Sky’s Witness - C. L. Rawlins – 1993. 

This one is a personal guilty pleasure.   Rawlins is a back-country skiing hydrologist, traversing the Wind River Mountains in all seasons and storms, measuring snow-pack and water quality for air pollution affects from hundreds of miles away.  Thoreau claimed that he was a "self-appointed inspector of snowstorms and rainstorms," but now there is Chip Rawlins from Utah State University. The writing has the prose quality of Steinbeck or McPhee, balancing powder skiing with scientific observation and introspection with natural history.  Sometimes it is not so much what you say, but how you say it. 

 

Others – Optional

 

The Secret Knowledge of Water - Craig Childs - 2000.     The personality of water becomes fully animated in this remarkable book.  Also: This House of Rain - 2008 amalgamates scientific facts and historical conjecture about the Anasazi culture of the Southwest.  This is a human story of drought, war and migration. 

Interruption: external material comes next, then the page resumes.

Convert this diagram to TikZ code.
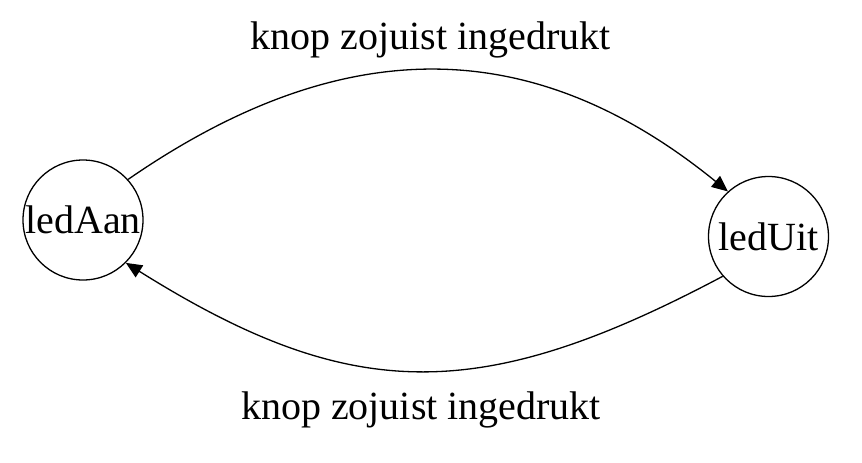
\documentclass[tikz,border=0pt]{standalone}
\usepackage{fontspec}
\setmainfont{Liberation Serif}
\usetikzlibrary{arrows.meta}

\begin{document}
\begin{tikzpicture}[
    x=0.5pt, y=-0.5pt,
    >={Triangle[length=8pt,width=7pt]},
    state/.style={
        circle,
        draw,
        line width=0.65pt,
        minimum size=60pt,
        inner sep=0pt,
        font=\fontsize{20}{24}\selectfont
    },
    edgelabel/.style={anchor=base, font=\fontsize{20}{24}\selectfont},
    arrow/.style={->, line width=0.65pt}
]
\useasboundingbox (0,0) rectangle (862,462);

% States
\node[state] (ledAan) at (83,220) {ledAan};
\node[state] (ledUit) at (768.5,236.5) {ledUit};

% Labels
\node[edgelabel] (lblTop) at (430.5,49) {knop zojuist ingedrukt};
\node[edgelabel] (lblBottom) at (421,419) {knop zojuist ingedrukt};

% Transitions
\draw[arrow] (ledAan.42) .. controls +(217,-150) and +(-193,-157) .. (ledUit.132);
\draw[arrow] (ledUit.221) .. controls +(-243,129) and +(225,141) .. (ledAan.315);

\end{tikzpicture}
\end{document}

Rising From the Plains – John McPhee – 1986.    The third of four McPhee geology books, this tome entwines the geology of Wyoming and the story of its primary USGS mapper, David Love, and his pioneering family history.  McPhee takes billions of years of geology and a complicated family history and seamlessly translates it for the layman and the reluctant enthusiast.  That is his skill.

The Great Aridness - William DuBuys – 2011.    DuBuys offers an unflinching yet poetic look at the dramatic effects of climate change occurring right now in our own backyards and around the world.

Where the Water Goes - David Owens – 2017.   Owens writes about the Colorado River as the best example for limited water, archaic water rights, byzantine agreements, outdated infrastructure and the future of the west.

 

More

Emerson, Thoreau, Whitman, Muir, Frost, Harrison, Lindon.   These go without saying.  Happy Reading.